A few weeks ago, I wandered about the trails of Westbrook. It was rather warm as the sun peeked through dark and heavy clouds. The smell of wet leaves and grass filled the air from a recent rain shower that morning. As I trekked through the muddy, hidden trails, I heard a rather unpleasant, squawking sound. I looked up in the trees to find a bright blue figure jumping from tree to tree—a Blue Jay. I studied his habits and movements. He was not one to lounge; he had places to be, things to see, and friends to meet.

I did some research on Blue Jays after our encounter. Blue Jays are intelligent, protective, and social. They also have odd migration patterns, doing whatever they want, unlike other birds. The typical bird migration pattern I've always known usually goes something like this: the weather starts to get colder and birds start to fly south during the fall months. When spring rolls around again, birds come back for the summer. But for the Blue Jays, that is not the case. The birds may stay south for a year or even stay north for entire the winter season. These birds can pick up and leave whenever they feel the need.
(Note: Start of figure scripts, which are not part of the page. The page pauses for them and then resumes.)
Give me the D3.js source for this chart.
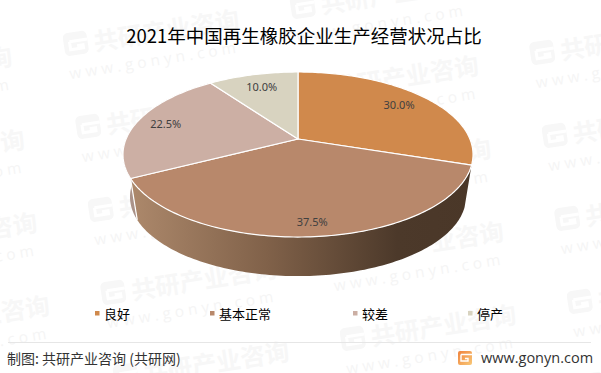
<!DOCTYPE html>
<html>
<head>
<meta charset="utf-8">
<script src="https://cdn.jsdelivr.net/npm/d3@7"></script>
<style>
html,body{margin:0;padding:0;background:#fff;}
svg{display:block;}
text{font-family:"Noto Sans CJK SC","Noto Sans",sans-serif;}
</style>
</head>
<body>
<script>
var categories=['良好','基本正常','较差','停产'];
var shares=[30.0,37.5,22.5,10.0];
var colors=['#d0894c','#b8886b','#ccafa4','#d8d3c0'];
var titleText='2021年中国再生橡胶企业生产经营状况占比';
var sourceText='制图: 共研产业咨询 (共研网)';
var siteText='www.gonyn.com';
var markText='共研产业咨询';
var markSite='w w w . g o n y n . c o m';

var width=601,height=373;
var svg=d3.select('body').append('svg').attr('width',width).attr('height',height);
var defs=svg.append('defs');

// background watermark, repeated on a slanted lattice
var wm=svg.append('g').attr('id','watermark');
for(var i=-1;i<=3;i++){
    for(var j=-1;j<=5;j++){
        var ox=75+227*i+12.5*j, oy=45-37*i+83*j;
        if(ox<-200||ox>width||oy<-20||oy>height+30) continue;
        var t=wm.append('g').attr('transform','translate('+ox+','+oy+') rotate(-9)');
        t.append('rect').attr('x',-11).attr('y',-13).attr('width',24).attr('height',23).attr('rx',5).style('fill','#f7f7f7');
        t.append('path').attr('d','M-5,-4H13M-5,-4V4H8V1H2').style('fill','none').style('stroke','#fff').style('stroke-width',3);
        t.append('text').attr('x',19).attr('y',9).text(markText)
        .style('font-size','24.5px').style('font-weight',700).style('fill','#f7f7f7');
        t.append('text').attr('x',-10).attr('y',33).text(markSite)
        .style('font-family','"Open Sans"').style('font-size','15.5px').style('fill','#f5f5f5');
    }
}

// projective view of the pie disc, the apex is not at the ellipse centre
var cx=298,cy=139,A=171.9,B=79.6,k=0.188;
var depthScale=0.96,depthDrop=43;
function project(angle,f,s,drop){
    var X=Math.sin(angle)*f,Y=Math.cos(angle)*f;
    var w=1+k*Y;
    return [cx+s*A*X/w,cy+drop-s*B*Y/w];
}
function rim(a0,a1,s,drop){
    var n=Math.max(2,Math.ceil((a1-a0)/0.02));
    return d3.range(n+1).map(function(q){
        return project(a0+(a1-a0)*q/n,1,s,drop);
    });
}
var line=d3.line();
var arcs=d3.pie().sort(null).value(function(d){return d;})(shares);

var sideStops=[
    [['0%','#b09a90'],['100%','#a68d84']],
    [['0%','#ac886b'],['40%','#806149'],['78%','#4c392a'],['100%','#4a3728']]
];
var g1=defs.append('linearGradient').attr('id','sideA').attr('gradientUnits','userSpaceOnUse')
.attr('x1',122).attr('x2',140).attr('y1',0).attr('y2',0);
sideStops[0].forEach(function(s){g1.append('stop').attr('offset',s[0]).attr('stop-color',s[1]);});
var g2=defs.append('linearGradient').attr('id','sideB').attr('gradientUnits','userSpaceOnUse')
.attr('x1',132).attr('x2',472).attr('y1',0).attr('y2',0);
sideStops[1].forEach(function(s){g2.append('stop').attr('offset',s[0]).attr('stop-color',s[1]);});

var pie=svg.append('g').attr('id','pie');
// side wall first, only the two front slices show any of it
pie.selectAll('path.side')
.data(arcs.filter(function(d){return d.index==1||d.index==2;}))
.enter().append('path')
.attr('class','side')
.attr('d',function(d){
    var top=rim(d.startAngle,d.endAngle,1,0);
    var low=rim(d.startAngle,d.endAngle,depthScale,depthDrop).reverse();
    return line(top.concat(low))+'Z';
})
.style('fill',function(d){return d.index==1?'url(#sideB)':'url(#sideA)';});
// white seam where the two side walls meet
var seam=arcs[1].endAngle;
pie.append('path')
.attr('d',line([project(seam,1,1,0),project(seam,1,depthScale,depthDrop)]))
.style('stroke','#fff').style('stroke-width',1.2).style('fill','none');

pie.selectAll('path.slice')
.data(arcs)
.enter().append('path')
.attr('class','slice')
.attr('d',function(d){
    return line([[cx,cy]].concat(rim(d.startAngle,d.endAngle,1,0)))+'Z';
})
.style('fill',function(d){return colors[d.index];})
.style('stroke','#fff').style('stroke-width',1.2).style('stroke-linejoin','round');

// labels
var labelRadius=[0.79,0.88,0.82,0.78];
pie.selectAll('text')
.data(arcs)
.enter().append('text')
.attr('transform',function(d){
    return 'translate('+project((d.startAngle+d.endAngle)/2,labelRadius[d.index],1,0)+')';
})
.attr('text-anchor','middle')
.attr('dy','0.35em')
.style('font-family','"Noto Sans"')
.style('font-size','11px')
.style('fill','#404040')
.text(function(d){return d.data.toFixed(1)+'%';});

svg.append('text')
.attr('id','title')
.attr('x',304).attr('y',43)
.attr('text-anchor','middle')
.style('font-size','18.5px')
.style('fill','#000')
.text(titleText);

// legend
var legendX=d3.scaleOrdinal().domain(categories).range([95,210,353,468]);
var legend=svg.append('g').attr('id','legend');
categories.forEach(function(c,i){
    legend.append('rect')
    .attr('x',legendX(c)).attr('y',311).attr('width',4.5).attr('height',4.5)
    .style('fill',colors[i]);
    legend.append('text')
    .attr('x',legendX(c)+9).attr('y',318.5)
    .style('font-size','13px').style('fill','#000')
    .text(c);
});

// footer
svg.append('line').attr('x1',8).attr('x2',591).attr('y1',342.5).attr('y2',342.5)
.style('stroke','#e6e6e6').style('stroke-width',1);
svg.append('text').attr('x',7).attr('y',364)
.style('font-size','14px').style('fill','#333').text(sourceText);
var logoGrad=defs.append('linearGradient').attr('id','logoGrad').attr('x1',0).attr('x2',1).attr('y1',0).attr('y2',1);
logoGrad.append('stop').attr('offset','0%').attr('stop-color','#f0823c');
logoGrad.append('stop').attr('offset','100%').attr('stop-color','#f8c878');
svg.append('rect').attr('x',458).attr('y',351).attr('width',14).attr('height',14).attr('rx',2).style('fill','url(#logoGrad)');
svg.append('path').attr('d','M461,354.5H472M461,354.5V361H468V358.5H465').style('fill','none').style('stroke','#fff').style('stroke-width',1.4);
svg.append('text').attr('x',481).attr('y',362.5)
.style('font-family','"Open Sans"').style('font-size','14.5px').style('fill','#333').text(siteText);
</script>
</body>
</html>
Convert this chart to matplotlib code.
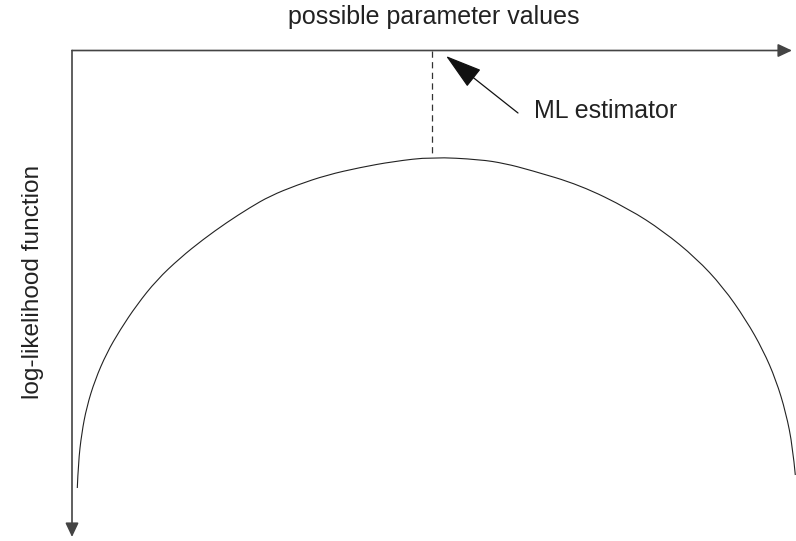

Blue Jays even symbolize freedom and tranquility. Some say if you see Blue Jays often, it may be a sign that it’s time to “take flight.” I want to feel the same sense of freedom that the Blue Jay had. When life gets tough, sometimes it would be nice to have the freedom to ignore the troubles and fly away to Florida. Sadly, humans don’t have that same ability to get up and fly away. We must come up with our own way to zone things out without growing a pair of wings or hopping on a plane and disappearing for a few months.

When I need to take a break I might go for a walk and listen to music, but if I'm feeling too lazy, I may push everything aside and nap. Sometimes I need alone time to reset or I need to be around the people I love to forget about the stress. It’s the little things in life that bring peace and release us from the craziness. When I saw the Blue Jay alone, I imagined that maybe they needed a nice break from the world of other Blue Jays knowing that they are very social birds. Everything and everyone is working through survival in their own way.

The bright Blue Jay opened their wings and flew from tree to tree singing its song. He reached new heights and soared above everyone else. As birds physically spread their wings we as humans can take this advice figuratively. The term “spread your wings” is a very common saying among humans. We associate flight with freedom and independence. The catch is, spreading your wings isn’t just about flying, it’s way more. It’s embracing new experiences and breaching out to new adventures.

There are many ways of getting out of our comfort zones whether that means trying new foods, going off to college, or traveling to new places. The goal in life is to be able to accomplish things and be successful but to do that we must step out of our comfort zone. I also need to take this advice for myself. I can’t just sit in one tree and expect to live. I need to go from place to place like the Blue Jay. This year I have tried new classes to get ready for college. College is way out of my comfort zone. I don't even know what I want to do with my life yet.

Maybe I’m just a slow flier, but I can hope one day I will make it somewhere. I even learned that the Blue Jay is one of the slowest flying birds, compared to others in the bird family. They can be up to fifty miles per hour slower than any other bird, only flying twenty miles per hour. Though they may be slower, at the end of the day they always make it to their desired destination.

I never thought I could relate to a random bird I’d seen on a walking trail but I was truly inspired. When we take the time to examine the world beyond us humans, we can learn some key tips on how to go about living. The Blue Jay never had to say anything or even do anything to show me that we can be just as free and adventurous, all we have to do is spread our wings and hope to soar.